Hydrological impact studies analyse the effects of climate change on hydrological variables, such as changes in soil moisture, streamflow or hydrological extremes. Such studies are important, for example, for ensuring sustainable water resources management, agriculture or infrastructure development.

Hydrological impact assessments are commonly based on hydrological models forced with corrected outputs of general circulation models (GCMs) that simulate future climate conditions, including temperature, precipitation, wind or solar radiation, under a range of possible scenarios for future greenhouse gas concentrations (e.g. CMIP outputs).

Due to very high computing requirements of climate simulations, the model outputs are typically available at relatively coarse resolution – coarser than is needed to force hydrological models.
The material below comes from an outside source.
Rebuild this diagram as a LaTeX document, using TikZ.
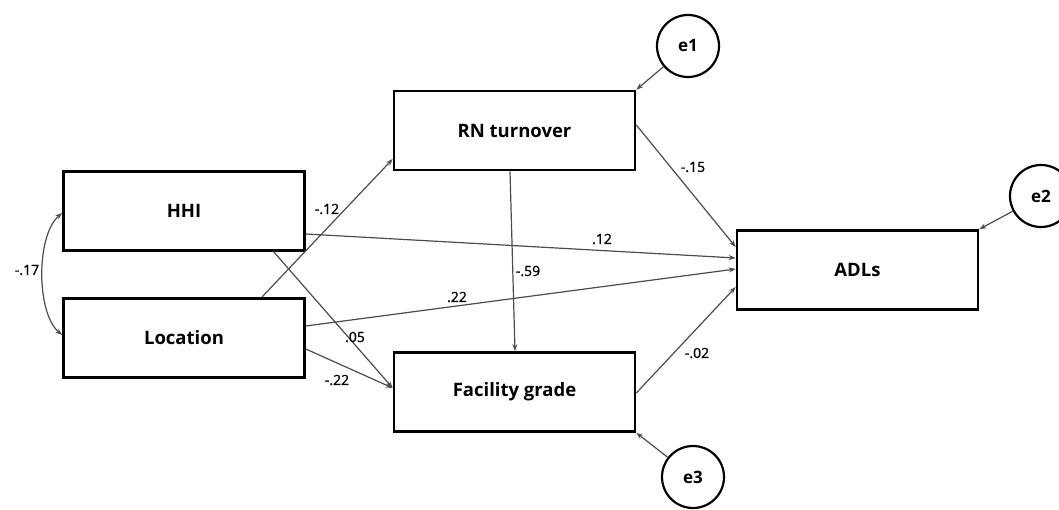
\documentclass[tikz,border=0pt]{standalone}
\usepackage{fontspec}
\setmainfont{Open Sans}
\newfontfamily\coeffont[FakeBold=1.2]{Open Sans}
\usetikzlibrary{arrows.meta}
\tikzset{
  box/.style={draw=black, line width=2.6pt, minimum width=241pt, minimum height=79pt, inner sep=0pt, font=\fontsize{18.5}{21}\selectfont\bfseries},
  err/.style={draw=black, circle, line width=2.2pt, minimum size=62pt, inner sep=0pt, font=\fontsize{17}{20}\selectfont\bfseries},
  path/.style={draw=black!70, line width=1.2pt, -{Stealth[length=7pt,width=5pt]}},
  coef/.style={font=\coeffont\fontsize{14}{16}\selectfont, inner sep=1pt}
}
\begin{document}
\begin{tikzpicture}[x=1pt,y=-1pt]
\useasboundingbox (0,0) rectangle (1059,510);
\clip (0,0) rectangle (1059,510);
\node[box] (hhi) at (184,211) {HHI};
\node[box] (loc) at (184,338) {Location};
\node[box] (rn) at (514.5,130.5) {RN turnover};
\node[box] (fac) at (514.5,392) {Facility grade};
\node[box] (adl) at (857.5,270) {ADLs};
\node[err] (e1) at (688,46) {e1};
\node[err] (e2) at (1041,196) {e2};
\node[err] (e3) at (693,477) {e3};

\coordinate (rnc) at (rn.north east);
\coordinate (adc) at (adl.north east);
\coordinate (fcc) at (fac.south east);
\draw[path] (e1) -- (rnc);
\draw[path] (e2) -- (adc);
\draw[path] (e3) -- (fcc);

\draw[path] (hhi.east |- 0,234) -- (adl.west |- 0,258);
\draw[path] (loc.east |- 0,326) -- (adl.west |- 0,269);
\draw[path] (262,297) -- (rn.west |- 0,159);
\draw[path] (273,251) -- (fac.west |- 0,388);
\draw[path] (loc.east |- 0,349) -- (fac.west |- 0,388);
\draw[path] (rn.south -| 510,0) -- (fac.north -| 515,0);
\draw[path] (rn.east |- 0,125) -- (adl.west |- 0,247);
\draw[path] (fac.east |- 0,393) -- (adl.west |- 0,287);
\draw[path, {Stealth[length=7pt,width=5pt]}-{Stealth[length=7pt,width=5pt]}] (hhi.west |- 0,213) .. controls (36,235) and (36,313) .. (loc.west |- 0,335);

\node[coef] (c17) at (27,270) {-.17};
\node[coef] (c12a) at (327,209) {-.12};
\node[coef] (c05) at (355,337) {.05};
\node[coef] (c22a) at (337,380) {-.22};
\node[coef] (c12) at (602,239) {.12};
\node[coef] (c22) at (457,297) {.22};
\node[coef] (c59) at (528,271) {-.59};
\node[coef] (c15) at (693,167) {-.15};
\node[coef] (c02) at (697,353) {-.02};
\end{tikzpicture}
\end{document}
In addition, small-scale processes that are below the climate model resolution are approximated using parameterisations, leading to potential biases in some variables or processes.

To overcome these issues, bias-correction and downscaling methods have been developed to remove any systemic biases and to increase the resolution of the model output to match the spatial resolution required by the impact models.

The aim of this student project is to investigate the effect of such bias correction and downscaling methods on hydrological projections for Australia.

The Bureau of Meteorology (BoM) is currently developing a National Hydrological Projections Service that will provide estimates of future climate change impacts on Australian water resources, based on four general circulation models (GCM) and a range of statistical and dynamical bias-correction and downscaling methods. The following statistical bias correction and downscaling methods have been applied to raw GCM outputs:

  • a trend-preserving quantile matching approach developed for the Intersectoral Impacts Model Intercomparison Project (ISIMIP) (Hempel, Frieler, Warszawski, Schewe, & Piontek, 2013),
  • a statistical downscaling method (SDM) developed at the Bureau of Meteorology (Timbal, Fernandez & Li, 2009),
  • a multi-variate bias-correction and spatial disaggregation (rBCSD) method (Mehrotra & Sharma, 2016; Nahar & Sharma, 2017), and
  • a quantile matching empirical statistical downscaling method optimised for preserving extreme events (Dowdy, 2019).

Focusing on selected hydrological indicators (e.g. the frequency and severity of heavy precipitation events, drought frequency, severity or duration) and on key catchments across Australia, the student will investigate two research questions:

  • To which degree do bias correction and downscaling methods improve the agreement of climate model data with observations in terms of the frequency and severity of hydrological extremes (spatially and temporally) in the historical period?
  • How do bias correction and downscaling methods affect the agreement between climate simulations for future climate change impacts on hydrological extreme indicators?

The student will be based at the Bureau of Meteorology in Melbourne (other Bureau offices might be possible). The project would ideally suit a student with some experience in programming and data visualisation (e.g. using Python, R, Matlab). Experience in working with large datasets (e.g. on the NCI) would be preferable. The timing of the project can be arranged flexibly with the student.